- Records shown

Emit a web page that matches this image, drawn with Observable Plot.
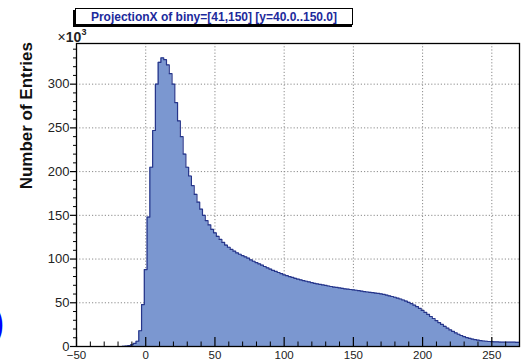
<!DOCTYPE html>
<html>
<head>
<meta charset="utf-8">
<script src="https://cdn.jsdelivr.net/npm/d3@7"></script>
<script src="https://cdn.jsdelivr.net/npm/@observablehq/plot@0.6"></script>
<style>
  html, body { margin: 0; padding: 0; background: #ffffff; }
  #chart svg { display: block; }
</style>
</head>
<body>
<div id="chart"></div>
<script>
// ---- data (counts in units of 10^3 entries, bins of width 2) ----
const titleText = "ProjectionX of biny=[41,150] [y=40.0..150.0]";
const yLabel = "Number of Entries";
const binStart = -51;
const binWidth = 2;
const counts = [
  0,0,0,0,0,0,0,0,0,0,0,0,0,0,0,0,0,
  0.2,0.5,1,2,3.5,6,18,
  48,88,148,205,247,300,325,330,328,322,312,300,279,258,240,220,
  205,195,184,174,165,157,150,144,139,134,130,126,122.5,119,116,113.5,111,109,107,105.5,
  104,102.5,101,99,97.5,96,94.5,93,91.5,90,88.5,87,85.8,84.6,83.3,82,81,80,79,78,
  77,76.2,75.4,74.6,73.8,73,72.3,71.6,71,70.4,69.8,69.2,68.6,68,67.5,67,66.5,66,65.6,65.2,
  64.8,64.3,63.8,63.3,62.8,62.3,61.9,61.5,61.1,60.7,60.2,59.5,58.8,58,57.2,56.3,55.3,54.3,53.2,52,
  50.5,49,47.3,45.5,43.5,41.3,39,36.7,34.3,32,29.7,27.4,25.2,23.1,21,19,17.2,15.5,14,12.6,
  11.3,10.2,9.3,8.5,7.8,7.2,6.7,6.3,6,5.7,5.5,5.3,5.2,5.1,5,5,5,4.9,4.9,4.8,4.8
];
const xDomain = [-50, 270];
const yDomain = [0, 346.5];
const xMajor = [-50, 0, 50, 100, 150, 200, 250];
const xMinor = d3.range(-40, 270, 10).filter(d => d % 50 !== 0);
const yMajor = [0, 50, 100, 150, 200, 250, 300];
const yMinor = d3.range(10, 346, 10).filter(d => d % 50 !== 0);

// ---- build step table ----
const bins = counts.map((v, i) => ({x: binStart + i * binWidth, y: v}));
bins.push({x: binStart + counts.length * binWidth, y: counts[counts.length - 1]});

const W = 528, H = 361;
const mL = 76, mR = 9, mT = 43, mB = 15;
const frameW = W - mL - mR, frameH = H - mT - mB;

const chart = Plot.plot({
  width: W, height: H,
  marginLeft: mL, marginRight: mR, marginTop: mT, marginBottom: mB,
  style: {fontFamily: "'Liberation Sans', Arial, sans-serif", background: "#ffffff", overflow: "visible", color: "#222"},
  x: {domain: xDomain},
  y: {domain: yDomain},
  marks: [
    Plot.gridX(xMajor.filter(d => d > xDomain[0]), {stroke: "#8a8a8a", strokeOpacity: 1, strokeDasharray: "1.2,2"}),
    Plot.gridY(yMajor.filter(d => d > 0), {stroke: "#8a8a8a", strokeOpacity: 1, strokeDasharray: "1.2,2"}),
    Plot.areaY(bins, {x: "x", y: "y", curve: "step-after", fill: "#7b97d0", clip: true}),
    Plot.lineY(bins, {x: "x", y: "y", curve: "step-after", stroke: "#26358a", strokeWidth: 1.2, clip: true}),
    Plot.frame({stroke: "#000", strokeWidth: 1.3}),
    Plot.tickX(xMajor, {x: d => d, insetTop: frameH - 9, stroke: "#000", strokeWidth: 1.2}),
    Plot.tickX(xMinor, {x: d => d, insetTop: frameH - 4.5, stroke: "#000", strokeWidth: 1}),
    Plot.tickY(yMajor, {y: d => d, insetLeft: -6, insetRight: frameW, stroke: "#000", strokeWidth: 1.2}),
    Plot.tickY(yMinor, {y: d => d, insetLeft: -3, insetRight: frameW, stroke: "#000", strokeWidth: 1}),
    Plot.axisX({ticks: xMajor, tickSize: 0, tickPadding: 4, label: null, fontSize: 11.5, fill: "#222"}),
    Plot.axisY({ticks: yMajor, tickSize: 0, tickPadding: 7, label: null, fontSize: 13, fill: "#222"})
  ]
});

document.getElementById("chart").appendChild(chart);

// ---- annotations: title box, exponent, axis title, cropped paren ----
const svg = d3.select(chart);
const g = svg.append("g").attr("font-family", "'Liberation Sans', Arial, sans-serif");
g.append("rect").attr("x", 73).attr("y", 10).attr("width", 279).attr("height", 17).attr("fill", "#000");
g.append("rect").attr("x", 75.5).attr("y", 8.5).attr("width", 277).attr("height", 16).attr("fill", "#fff").attr("stroke", "#000").attr("stroke-width", 1);
g.append("text").attr("x", 214).attr("y", 21).attr("text-anchor", "middle")
  .attr("font-size", 12).attr("font-weight", "bold").attr("fill", "#1c2a9c").text(titleText);

const ex = g.append("text").attr("x", 72).attr("y", 42).attr("font-size", 14).attr("fill", "#222");
ex.append("tspan").text("×");
ex.append("tspan").attr("font-weight", "bold").text("10");
ex.append("tspan").attr("font-size", 9).attr("font-weight", "bold").attr("dy", -7).text("3");

g.append("text").attr("transform", "translate(32,42) rotate(-90)").attr("text-anchor", "end")
  .attr("font-size", 17).attr("font-weight", "bold").attr("fill", "#111").text(yLabel);

g.append("text").attr("x", -2).attr("y", 335).attr("font-size", 36).attr("font-weight", "bold")
  .attr("fill", "#0000ff").text(")");
</script>
</body>
</html>
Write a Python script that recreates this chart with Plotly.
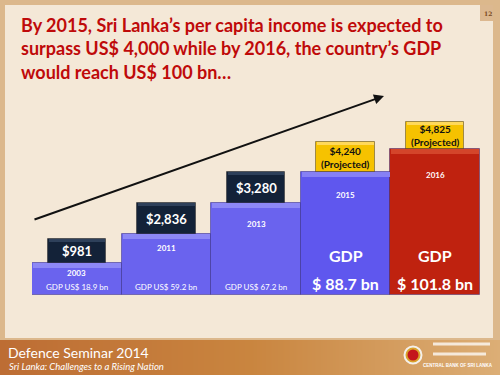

- Task brief
Quote everything in the listing above exactly; pictures are the only thing to omit.

- The reply
Emit a web page that matches this image, drawn with Observable Plot.
<!DOCTYPE html>
<html>
<head>
<meta charset="utf-8">
<script src="https://cdn.jsdelivr.net/npm/d3@7"></script>
<script src="https://cdn.jsdelivr.net/npm/@observablehq/plot@0.6"></script>
<style>
  html, body { margin: 0; padding: 0; background: #ffffff; }
  #chart svg { display: block; }
</style>
</head>
<body>
<div id="chart"></div>
<script>
// ---- data (counts in units of 10^3 entries, bins of width 2) ----
const titleText = "ProjectionX of biny=[41,150] [y=40.0..150.0]";
const yLabel = "Number of Entries";
const binStart = -51;
const binWidth = 2;
const counts = [
  0,0,0,0,0,0,0,0,0,0,0,0,0,0,0,0,0,
  0.2,0.5,1,2,3.5,6,18,
  48,88,148,205,247,300,325,330,328,322,312,300,279,258,240,220,
  205,195,184,174,165,157,150,144,139,134,130,126,122.5,119,116,113.5,111,109,107,105.5,
  104,102.5,101,99,97.5,96,94.5,93,91.5,90,88.5,87,85.8,84.6,83.3,82,81,80,79,78,
  77,76.2,75.4,74.6,73.8,73,72.3,71.6,71,70.4,69.8,69.2,68.6,68,67.5,67,66.5,66,65.6,65.2,
  64.8,64.3,63.8,63.3,62.8,62.3,61.9,61.5,61.1,60.7,60.2,59.5,58.8,58,57.2,56.3,55.3,54.3,53.2,52,
  50.5,49,47.3,45.5,43.5,41.3,39,36.7,34.3,32,29.7,27.4,25.2,23.1,21,19,17.2,15.5,14,12.6,
  11.3,10.2,9.3,8.5,7.8,7.2,6.7,6.3,6,5.7,5.5,5.3,5.2,5.1,5,5,5,4.9,4.9,4.8,4.8
];
const xDomain = [-50, 270];
const yDomain = [0, 346.5];
const xMajor = [-50, 0, 50, 100, 150, 200, 250];
const xMinor = d3.range(-40, 270, 10).filter(d => d % 50 !== 0);
const yMajor = [0, 50, 100, 150, 200, 250, 300];
const yMinor = d3.range(10, 346, 10).filter(d => d % 50 !== 0);

// ---- build step table ----
const bins = counts.map((v, i) => ({x: binStart + i * binWidth, y: v}));
bins.push({x: binStart + counts.length * binWidth, y: counts[counts.length - 1]});

const W = 528, H = 361;
const mL = 76, mR = 9, mT = 43, mB = 15;
const frameW = W - mL - mR, frameH = H - mT - mB;

const chart = Plot.plot({
  width: W, height: H,
  marginLeft: mL, marginRight: mR, marginTop: mT, marginBottom: mB,
  style: {fontFamily: "'Liberation Sans', Arial, sans-serif", background: "#ffffff", overflow: "visible", color: "#222"},
  x: {domain: xDomain},
  y: {domain: yDomain},
  marks: [
    Plot.gridX(xMajor.filter(d => d > xDomain[0]), {stroke: "#8a8a8a", strokeOpacity: 1, strokeDasharray: "1.2,2"}),
    Plot.gridY(yMajor.filter(d => d > 0), {stroke: "#8a8a8a", strokeOpacity: 1, strokeDasharray: "1.2,2"}),
    Plot.areaY(bins, {x: "x", y: "y", curve: "step-after", fill: "#7b97d0", clip: true}),
    Plot.lineY(bins, {x: "x", y: "y", curve: "step-after", stroke: "#26358a", strokeWidth: 1.2, clip: true}),
    Plot.frame({stroke: "#000", strokeWidth: 1.3}),
    Plot.tickX(xMajor, {x: d => d, insetTop: frameH - 9, stroke: "#000", strokeWidth: 1.2}),
    Plot.tickX(xMinor, {x: d => d, insetTop: frameH - 4.5, stroke: "#000", strokeWidth: 1}),
    Plot.tickY(yMajor, {y: d => d, insetLeft: -6, insetRight: frameW, stroke: "#000", strokeWidth: 1.2}),
    Plot.tickY(yMinor, {y: d => d, insetLeft: -3, insetRight: frameW, stroke: "#000", strokeWidth: 1}),
    Plot.axisX({ticks: xMajor, tickSize: 0, tickPadding: 4, label: null, fontSize: 11.5, fill: "#222"}),
    Plot.axisY({ticks: yMajor, tickSize: 0, tickPadding: 7, label: null, fontSize: 13, fill: "#222"})
  ]
});

document.getElementById("chart").appendChild(chart);

// ---- annotations: title box, exponent, axis title, cropped paren ----
const svg = d3.select(chart);
const g = svg.append("g").attr("font-family", "'Liberation Sans', Arial, sans-serif");
g.append("rect").attr("x", 73).attr("y", 10).attr("width", 279).attr("height", 17).attr("fill", "#000");
g.append("rect").attr("x", 75.5).attr("y", 8.5).attr("width", 277).attr("height", 16).attr("fill", "#fff").attr("stroke", "#000").attr("stroke-width", 1);
g.append("text").attr("x", 214).attr("y", 21).attr("text-anchor", "middle")
  .attr("font-size", 12).attr("font-weight", "bold").attr("fill", "#1c2a9c").text(titleText);

const ex = g.append("text").attr("x", 72).attr("y", 42).attr("font-size", 14).attr("fill", "#222");
ex.append("tspan").text("×");
ex.append("tspan").attr("font-weight", "bold").text("10");
ex.append("tspan").attr("font-size", 9).attr("font-weight", "bold").attr("dy", -7).text("3");

g.append("text").attr("transform", "translate(32,42) rotate(-90)").attr("text-anchor", "end")
  .attr("font-size", 17).attr("font-weight", "bold").attr("fill", "#111").text(yLabel);

g.append("text").attr("x", -2).attr("y", 335).attr("font-size", 36).attr("font-weight", "bold")
  .attr("fill", "#0000ff").text(")");
</script>
</body>
</html>
Write a Python script that recreates this chart with Plotly.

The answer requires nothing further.